### WORKING DATA
#####

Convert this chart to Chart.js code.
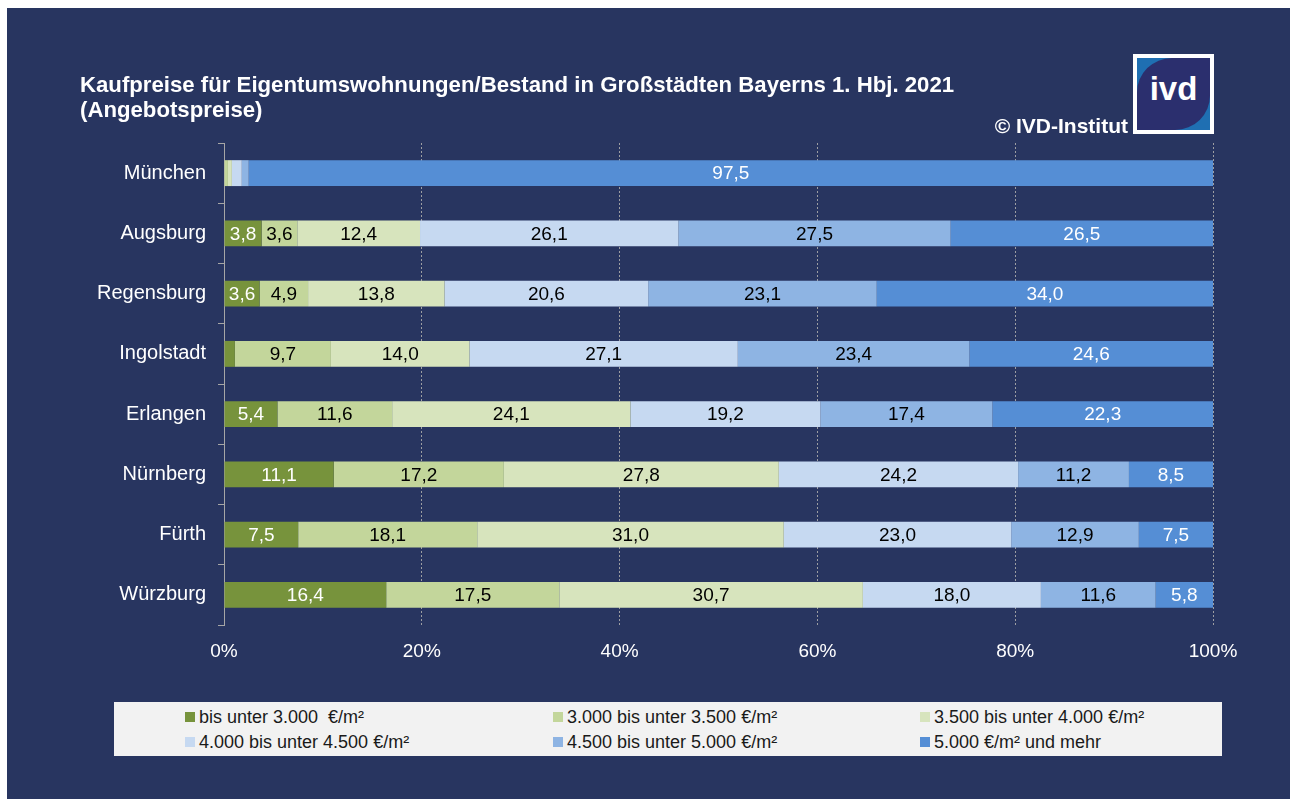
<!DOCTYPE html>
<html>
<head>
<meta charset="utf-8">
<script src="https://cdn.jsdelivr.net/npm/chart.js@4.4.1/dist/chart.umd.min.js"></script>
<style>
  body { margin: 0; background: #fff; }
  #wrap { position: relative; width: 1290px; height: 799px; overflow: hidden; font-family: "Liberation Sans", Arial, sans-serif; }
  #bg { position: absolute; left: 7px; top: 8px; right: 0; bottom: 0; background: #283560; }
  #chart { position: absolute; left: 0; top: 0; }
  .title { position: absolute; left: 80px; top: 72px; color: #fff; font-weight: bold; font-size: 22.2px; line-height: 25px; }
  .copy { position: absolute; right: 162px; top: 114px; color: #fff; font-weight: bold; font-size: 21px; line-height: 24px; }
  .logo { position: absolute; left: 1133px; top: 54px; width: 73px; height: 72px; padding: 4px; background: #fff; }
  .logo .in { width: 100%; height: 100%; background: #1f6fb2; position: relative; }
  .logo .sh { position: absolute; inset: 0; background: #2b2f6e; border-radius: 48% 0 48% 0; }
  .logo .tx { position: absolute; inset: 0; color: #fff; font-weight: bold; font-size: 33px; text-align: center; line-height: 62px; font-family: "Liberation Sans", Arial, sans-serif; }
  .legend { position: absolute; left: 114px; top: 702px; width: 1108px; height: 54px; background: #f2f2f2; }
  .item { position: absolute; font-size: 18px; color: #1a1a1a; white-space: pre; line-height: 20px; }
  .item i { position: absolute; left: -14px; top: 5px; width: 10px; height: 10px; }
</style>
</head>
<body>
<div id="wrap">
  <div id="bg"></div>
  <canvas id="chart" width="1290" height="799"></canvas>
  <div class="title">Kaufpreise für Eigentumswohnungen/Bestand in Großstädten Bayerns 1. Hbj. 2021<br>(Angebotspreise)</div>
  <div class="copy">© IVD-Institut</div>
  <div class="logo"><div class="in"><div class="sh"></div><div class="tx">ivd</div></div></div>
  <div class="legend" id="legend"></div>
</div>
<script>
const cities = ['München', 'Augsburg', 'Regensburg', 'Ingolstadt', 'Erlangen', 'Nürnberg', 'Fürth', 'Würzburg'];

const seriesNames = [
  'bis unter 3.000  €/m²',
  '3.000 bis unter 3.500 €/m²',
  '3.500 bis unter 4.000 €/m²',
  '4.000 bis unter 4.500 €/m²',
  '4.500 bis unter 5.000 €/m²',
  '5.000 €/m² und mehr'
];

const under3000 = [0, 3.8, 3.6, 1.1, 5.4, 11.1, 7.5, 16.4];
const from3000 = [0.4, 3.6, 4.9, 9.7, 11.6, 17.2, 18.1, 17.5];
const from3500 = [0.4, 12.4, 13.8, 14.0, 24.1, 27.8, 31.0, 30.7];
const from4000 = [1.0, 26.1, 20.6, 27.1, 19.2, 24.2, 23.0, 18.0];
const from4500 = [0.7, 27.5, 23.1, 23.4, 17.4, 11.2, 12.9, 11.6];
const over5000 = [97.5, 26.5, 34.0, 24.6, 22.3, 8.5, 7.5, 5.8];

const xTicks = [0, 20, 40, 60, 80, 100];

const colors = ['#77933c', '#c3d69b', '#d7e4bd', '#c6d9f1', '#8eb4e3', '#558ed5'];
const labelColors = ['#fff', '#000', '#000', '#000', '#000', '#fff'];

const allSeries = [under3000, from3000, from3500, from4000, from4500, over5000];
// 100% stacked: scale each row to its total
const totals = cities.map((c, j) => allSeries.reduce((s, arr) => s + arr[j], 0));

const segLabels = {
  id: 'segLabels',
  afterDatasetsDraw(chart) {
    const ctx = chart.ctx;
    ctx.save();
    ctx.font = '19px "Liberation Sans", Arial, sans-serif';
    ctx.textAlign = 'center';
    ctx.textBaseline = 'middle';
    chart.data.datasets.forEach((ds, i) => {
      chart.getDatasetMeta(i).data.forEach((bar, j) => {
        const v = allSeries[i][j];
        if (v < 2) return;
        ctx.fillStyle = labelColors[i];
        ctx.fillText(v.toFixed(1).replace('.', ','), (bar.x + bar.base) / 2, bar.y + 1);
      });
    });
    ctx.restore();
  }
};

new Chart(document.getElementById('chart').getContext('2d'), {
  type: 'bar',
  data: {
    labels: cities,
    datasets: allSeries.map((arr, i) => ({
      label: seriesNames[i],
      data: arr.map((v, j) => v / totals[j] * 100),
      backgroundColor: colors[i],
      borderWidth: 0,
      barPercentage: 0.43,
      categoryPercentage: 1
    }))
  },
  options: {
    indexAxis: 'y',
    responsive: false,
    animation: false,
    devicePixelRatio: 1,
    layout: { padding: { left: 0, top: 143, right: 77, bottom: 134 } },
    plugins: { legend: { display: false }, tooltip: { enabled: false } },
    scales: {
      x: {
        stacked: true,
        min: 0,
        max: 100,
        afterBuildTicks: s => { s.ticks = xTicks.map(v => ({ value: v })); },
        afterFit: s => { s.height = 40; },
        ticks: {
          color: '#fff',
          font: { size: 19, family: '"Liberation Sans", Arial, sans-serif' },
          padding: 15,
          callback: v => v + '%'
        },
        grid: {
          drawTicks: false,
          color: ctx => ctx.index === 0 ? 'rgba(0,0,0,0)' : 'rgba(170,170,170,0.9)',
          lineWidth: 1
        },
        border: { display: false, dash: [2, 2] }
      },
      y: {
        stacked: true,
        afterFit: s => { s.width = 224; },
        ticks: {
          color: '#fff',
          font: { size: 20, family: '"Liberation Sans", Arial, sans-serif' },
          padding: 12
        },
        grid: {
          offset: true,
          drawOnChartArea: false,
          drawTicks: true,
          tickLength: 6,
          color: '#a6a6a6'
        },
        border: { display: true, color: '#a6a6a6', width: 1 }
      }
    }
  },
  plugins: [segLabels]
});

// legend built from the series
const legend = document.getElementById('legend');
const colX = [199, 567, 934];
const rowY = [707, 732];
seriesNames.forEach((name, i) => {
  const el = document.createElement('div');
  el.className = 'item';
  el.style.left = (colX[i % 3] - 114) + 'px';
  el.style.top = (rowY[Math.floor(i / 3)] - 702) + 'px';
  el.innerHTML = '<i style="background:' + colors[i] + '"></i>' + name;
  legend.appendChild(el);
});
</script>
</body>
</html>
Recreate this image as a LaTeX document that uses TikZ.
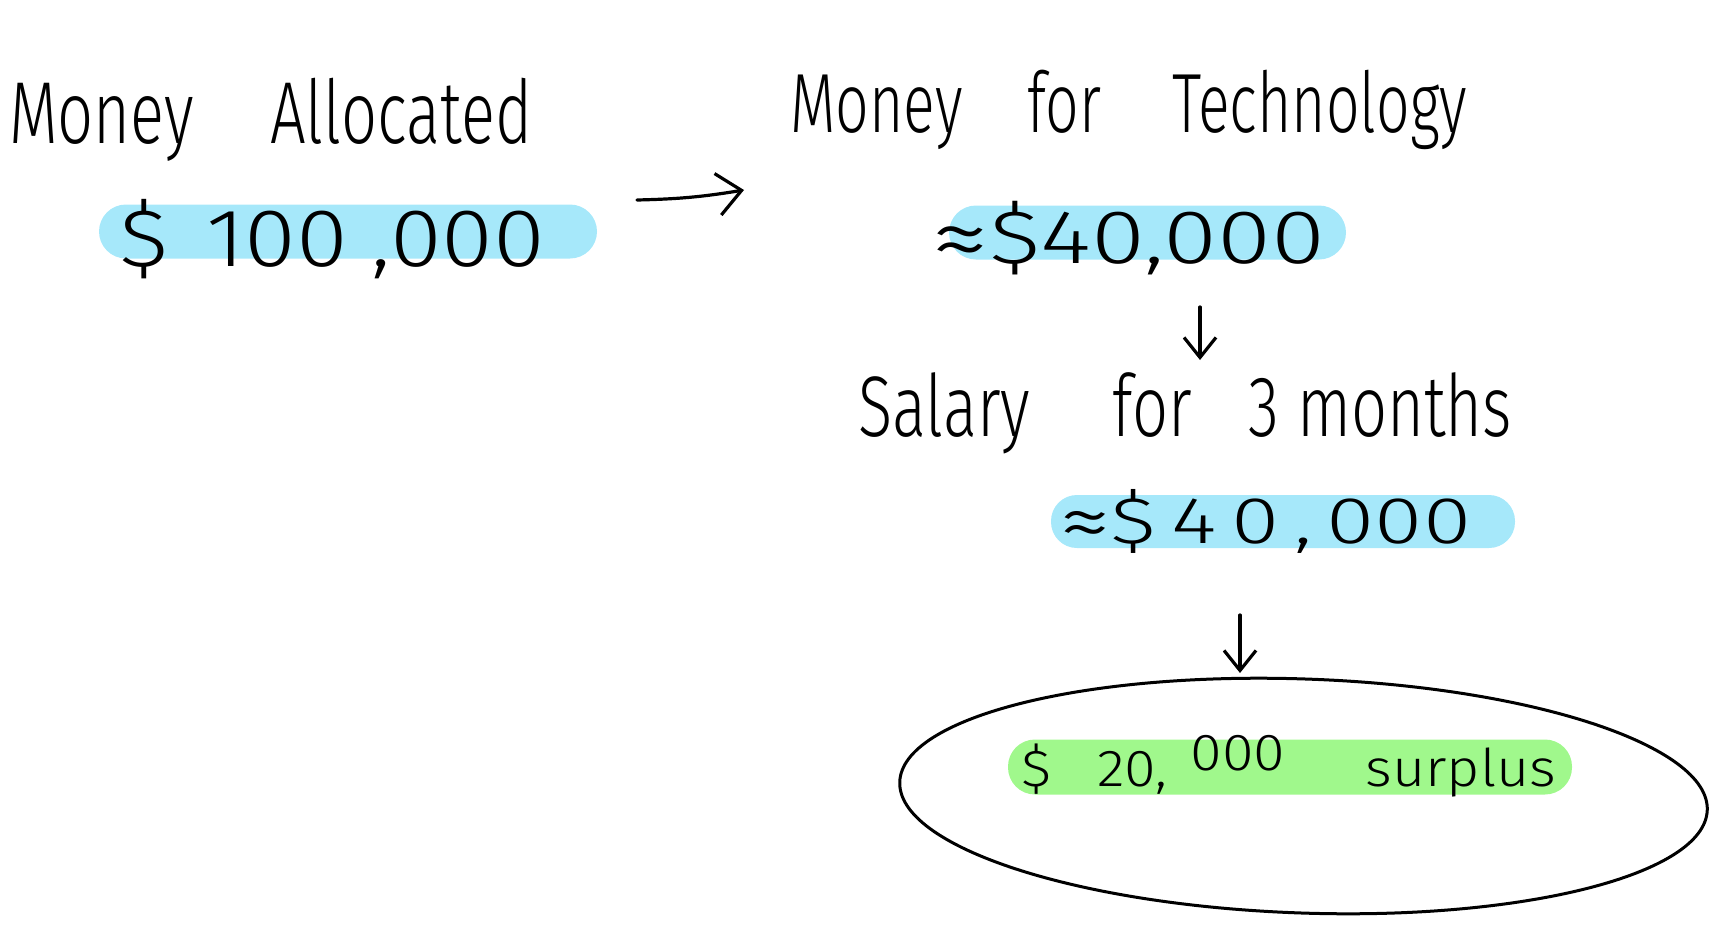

#####

### WHAT TO DO
Leave out the pictures and print every line of the data exactly.

### COMPLETED EXERCISE
Convert this chart to Chart.js code.
<!DOCTYPE html>
<html>
<head>
<meta charset="utf-8">
<script src="https://cdn.jsdelivr.net/npm/chart.js@4.4.1/dist/chart.umd.min.js"></script>
<style>
  body { margin: 0; background: #fff; }
  #wrap { position: relative; width: 1290px; height: 799px; overflow: hidden; font-family: "Liberation Sans", Arial, sans-serif; }
  #bg { position: absolute; left: 7px; top: 8px; right: 0; bottom: 0; background: #283560; }
  #chart { position: absolute; left: 0; top: 0; }
  .title { position: absolute; left: 80px; top: 72px; color: #fff; font-weight: bold; font-size: 22.2px; line-height: 25px; }
  .copy { position: absolute; right: 162px; top: 114px; color: #fff; font-weight: bold; font-size: 21px; line-height: 24px; }
  .logo { position: absolute; left: 1133px; top: 54px; width: 73px; height: 72px; padding: 4px; background: #fff; }
  .logo .in { width: 100%; height: 100%; background: #1f6fb2; position: relative; }
  .logo .sh { position: absolute; inset: 0; background: #2b2f6e; border-radius: 48% 0 48% 0; }
  .logo .tx { position: absolute; inset: 0; color: #fff; font-weight: bold; font-size: 33px; text-align: center; line-height: 62px; font-family: "Liberation Sans", Arial, sans-serif; }
  .legend { position: absolute; left: 114px; top: 702px; width: 1108px; height: 54px; background: #f2f2f2; }
  .item { position: absolute; font-size: 18px; color: #1a1a1a; white-space: pre; line-height: 20px; }
  .item i { position: absolute; left: -14px; top: 5px; width: 10px; height: 10px; }
</style>
</head>
<body>
<div id="wrap">
  <div id="bg"></div>
  <canvas id="chart" width="1290" height="799"></canvas>
  <div class="title">Kaufpreise für Eigentumswohnungen/Bestand in Großstädten Bayerns 1. Hbj. 2021<br>(Angebotspreise)</div>
  <div class="copy">© IVD-Institut</div>
  <div class="logo"><div class="in"><div class="sh"></div><div class="tx">ivd</div></div></div>
  <div class="legend" id="legend"></div>
</div>
<script>
const cities = ['München', 'Augsburg', 'Regensburg', 'Ingolstadt', 'Erlangen', 'Nürnberg', 'Fürth', 'Würzburg'];

const seriesNames = [
  'bis unter 3.000  €/m²',
  '3.000 bis unter 3.500 €/m²',
  '3.500 bis unter 4.000 €/m²',
  '4.000 bis unter 4.500 €/m²',
  '4.500 bis unter 5.000 €/m²',
  '5.000 €/m² und mehr'
];

const under3000 = [0, 3.8, 3.6, 1.1, 5.4, 11.1, 7.5, 16.4];
const from3000 = [0.4, 3.6, 4.9, 9.7, 11.6, 17.2, 18.1, 17.5];
const from3500 = [0.4, 12.4, 13.8, 14.0, 24.1, 27.8, 31.0, 30.7];
const from4000 = [1.0, 26.1, 20.6, 27.1, 19.2, 24.2, 23.0, 18.0];
const from4500 = [0.7, 27.5, 23.1, 23.4, 17.4, 11.2, 12.9, 11.6];
const over5000 = [97.5, 26.5, 34.0, 24.6, 22.3, 8.5, 7.5, 5.8];

const xTicks = [0, 20, 40, 60, 80, 100];

const colors = ['#77933c', '#c3d69b', '#d7e4bd', '#c6d9f1', '#8eb4e3', '#558ed5'];
const labelColors = ['#fff', '#000', '#000', '#000', '#000', '#fff'];

const allSeries = [under3000, from3000, from3500, from4000, from4500, over5000];
// 100% stacked: scale each row to its total
const totals = cities.map((c, j) => allSeries.reduce((s, arr) => s + arr[j], 0));

const segLabels = {
  id: 'segLabels',
  afterDatasetsDraw(chart) {
    const ctx = chart.ctx;
    ctx.save();
    ctx.font = '19px "Liberation Sans", Arial, sans-serif';
    ctx.textAlign = 'center';
    ctx.textBaseline = 'middle';
    chart.data.datasets.forEach((ds, i) => {
      chart.getDatasetMeta(i).data.forEach((bar, j) => {
        const v = allSeries[i][j];
        if (v < 2) return;
        ctx.fillStyle = labelColors[i];
        ctx.fillText(v.toFixed(1).replace('.', ','), (bar.x + bar.base) / 2, bar.y + 1);
      });
    });
    ctx.restore();
  }
};

new Chart(document.getElementById('chart').getContext('2d'), {
  type: 'bar',
  data: {
    labels: cities,
    datasets: allSeries.map((arr, i) => ({
      label: seriesNames[i],
      data: arr.map((v, j) => v / totals[j] * 100),
      backgroundColor: colors[i],
      borderWidth: 0,
      barPercentage: 0.43,
      categoryPercentage: 1
    }))
  },
  options: {
    indexAxis: 'y',
    responsive: false,
    animation: false,
    devicePixelRatio: 1,
    layout: { padding: { left: 0, top: 143, right: 77, bottom: 134 } },
    plugins: { legend: { display: false }, tooltip: { enabled: false } },
    scales: {
      x: {
        stacked: true,
        min: 0,
        max: 100,
        afterBuildTicks: s => { s.ticks = xTicks.map(v => ({ value: v })); },
        afterFit: s => { s.height = 40; },
        ticks: {
          color: '#fff',
          font: { size: 19, family: '"Liberation Sans", Arial, sans-serif' },
          padding: 15,
          callback: v => v + '%'
        },
        grid: {
          drawTicks: false,
          color: ctx => ctx.index === 0 ? 'rgba(0,0,0,0)' : 'rgba(170,170,170,0.9)',
          lineWidth: 1
        },
        border: { display: false, dash: [2, 2] }
      },
      y: {
        stacked: true,
        afterFit: s => { s.width = 224; },
        ticks: {
          color: '#fff',
          font: { size: 20, family: '"Liberation Sans", Arial, sans-serif' },
          padding: 12
        },
        grid: {
          offset: true,
          drawOnChartArea: false,
          drawTicks: true,
          tickLength: 6,
          color: '#a6a6a6'
        },
        border: { display: true, color: '#a6a6a6', width: 1 }
      }
    }
  },
  plugins: [segLabels]
});

// legend built from the series
const legend = document.getElementById('legend');
const colX = [199, 567, 934];
const rowY = [707, 732];
seriesNames.forEach((name, i) => {
  const el = document.createElement('div');
  el.className = 'item';
  el.style.left = (colX[i % 3] - 114) + 'px';
  el.style.top = (rowY[Math.floor(i / 3)] - 702) + 'px';
  el.innerHTML = '<i style="background:' + colors[i] + '"></i>' + name;
  legend.appendChild(el);
});
</script>
</body>
</html>
Recreate this image as a LaTeX document that uses TikZ.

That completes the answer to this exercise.